DATA EXTRACT
********************

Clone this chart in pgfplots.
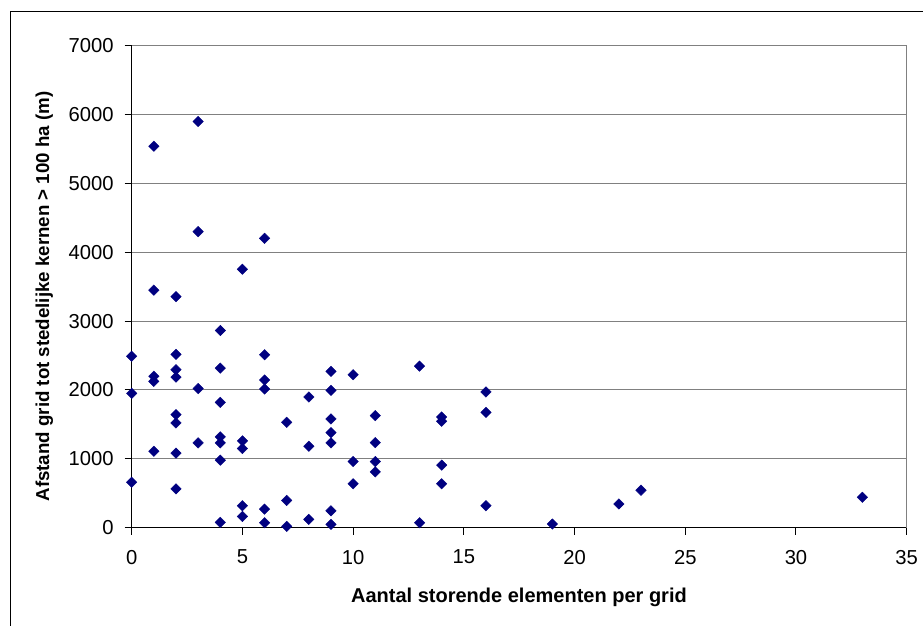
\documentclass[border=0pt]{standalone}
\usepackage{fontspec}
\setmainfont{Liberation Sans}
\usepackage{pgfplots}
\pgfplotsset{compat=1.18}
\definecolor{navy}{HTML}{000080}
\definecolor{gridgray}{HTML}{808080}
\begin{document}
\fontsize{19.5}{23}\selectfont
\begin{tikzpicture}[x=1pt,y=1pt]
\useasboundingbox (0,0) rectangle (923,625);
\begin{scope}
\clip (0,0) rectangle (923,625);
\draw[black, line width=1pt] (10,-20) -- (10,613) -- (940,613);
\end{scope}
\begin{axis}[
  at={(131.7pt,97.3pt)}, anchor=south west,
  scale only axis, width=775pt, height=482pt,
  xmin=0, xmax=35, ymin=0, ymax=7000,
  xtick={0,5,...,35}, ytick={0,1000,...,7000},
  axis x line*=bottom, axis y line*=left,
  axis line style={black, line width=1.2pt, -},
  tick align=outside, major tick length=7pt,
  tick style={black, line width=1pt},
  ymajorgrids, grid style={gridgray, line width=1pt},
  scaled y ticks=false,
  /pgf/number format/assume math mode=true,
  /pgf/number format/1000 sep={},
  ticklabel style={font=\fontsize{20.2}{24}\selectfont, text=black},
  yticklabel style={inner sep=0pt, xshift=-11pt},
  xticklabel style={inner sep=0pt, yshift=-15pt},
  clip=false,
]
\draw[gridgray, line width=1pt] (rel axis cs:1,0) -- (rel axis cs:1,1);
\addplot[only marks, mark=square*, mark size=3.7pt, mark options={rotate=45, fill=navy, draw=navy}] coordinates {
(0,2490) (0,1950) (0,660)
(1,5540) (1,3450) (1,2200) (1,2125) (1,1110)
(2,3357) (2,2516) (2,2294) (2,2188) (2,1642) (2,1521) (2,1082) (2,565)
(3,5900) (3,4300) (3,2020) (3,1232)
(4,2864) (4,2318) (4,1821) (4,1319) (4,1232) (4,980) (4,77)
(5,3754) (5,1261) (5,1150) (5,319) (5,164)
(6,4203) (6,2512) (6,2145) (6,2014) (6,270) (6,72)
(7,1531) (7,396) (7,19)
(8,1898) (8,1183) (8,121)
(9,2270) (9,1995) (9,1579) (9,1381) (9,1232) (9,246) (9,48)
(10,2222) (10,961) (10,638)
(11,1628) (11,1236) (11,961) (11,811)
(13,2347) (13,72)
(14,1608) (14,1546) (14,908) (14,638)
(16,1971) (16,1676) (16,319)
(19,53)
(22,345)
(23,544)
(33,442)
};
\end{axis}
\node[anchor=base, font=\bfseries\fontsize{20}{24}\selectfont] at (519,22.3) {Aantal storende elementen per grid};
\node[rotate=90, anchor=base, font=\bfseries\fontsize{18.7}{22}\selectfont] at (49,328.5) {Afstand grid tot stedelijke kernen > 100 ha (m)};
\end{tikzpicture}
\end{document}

********************

TASK TO CARRY OUT
Repeat the listing above exactly, with no pictures.

WORKED ANSWER
Clone this chart in pgfplots.
\documentclass[border=0pt]{standalone}
\usepackage{fontspec}
\setmainfont{Liberation Sans}
\usepackage{pgfplots}
\pgfplotsset{compat=1.18}
\definecolor{navy}{HTML}{000080}
\definecolor{gridgray}{HTML}{808080}
\begin{document}
\fontsize{19.5}{23}\selectfont
\begin{tikzpicture}[x=1pt,y=1pt]
\useasboundingbox (0,0) rectangle (923,625);
\begin{scope}
\clip (0,0) rectangle (923,625);
\draw[black, line width=1pt] (10,-20) -- (10,613) -- (940,613);
\end{scope}
\begin{axis}[
  at={(131.7pt,97.3pt)}, anchor=south west,
  scale only axis, width=775pt, height=482pt,
  xmin=0, xmax=35, ymin=0, ymax=7000,
  xtick={0,5,...,35}, ytick={0,1000,...,7000},
  axis x line*=bottom, axis y line*=left,
  axis line style={black, line width=1.2pt, -},
  tick align=outside, major tick length=7pt,
  tick style={black, line width=1pt},
  ymajorgrids, grid style={gridgray, line width=1pt},
  scaled y ticks=false,
  /pgf/number format/assume math mode=true,
  /pgf/number format/1000 sep={},
  ticklabel style={font=\fontsize{20.2}{24}\selectfont, text=black},
  yticklabel style={inner sep=0pt, xshift=-11pt},
  xticklabel style={inner sep=0pt, yshift=-15pt},
  clip=false,
]
\draw[gridgray, line width=1pt] (rel axis cs:1,0) -- (rel axis cs:1,1);
\addplot[only marks, mark=square*, mark size=3.7pt, mark options={rotate=45, fill=navy, draw=navy}] coordinates {
(0,2490) (0,1950) (0,660)
(1,5540) (1,3450) (1,2200) (1,2125) (1,1110)
(2,3357) (2,2516) (2,2294) (2,2188) (2,1642) (2,1521) (2,1082) (2,565)
(3,5900) (3,4300) (3,2020) (3,1232)
(4,2864) (4,2318) (4,1821) (4,1319) (4,1232) (4,980) (4,77)
(5,3754) (5,1261) (5,1150) (5,319) (5,164)
(6,4203) (6,2512) (6,2145) (6,2014) (6,270) (6,72)
(7,1531) (7,396) (7,19)
(8,1898) (8,1183) (8,121)
(9,2270) (9,1995) (9,1579) (9,1381) (9,1232) (9,246) (9,48)
(10,2222) (10,961) (10,638)
(11,1628) (11,1236) (11,961) (11,811)
(13,2347) (13,72)
(14,1608) (14,1546) (14,908) (14,638)
(16,1971) (16,1676) (16,319)
(19,53)
(22,345)
(23,544)
(33,442)
};
\end{axis}
\node[anchor=base, font=\bfseries\fontsize{20}{24}\selectfont] at (519,22.3) {Aantal storende elementen per grid};
\node[rotate=90, anchor=base, font=\bfseries\fontsize{18.7}{22}\selectfont] at (49,328.5) {Afstand grid tot stedelijke kernen > 100 ha (m)};
\end{tikzpicture}
\end{document}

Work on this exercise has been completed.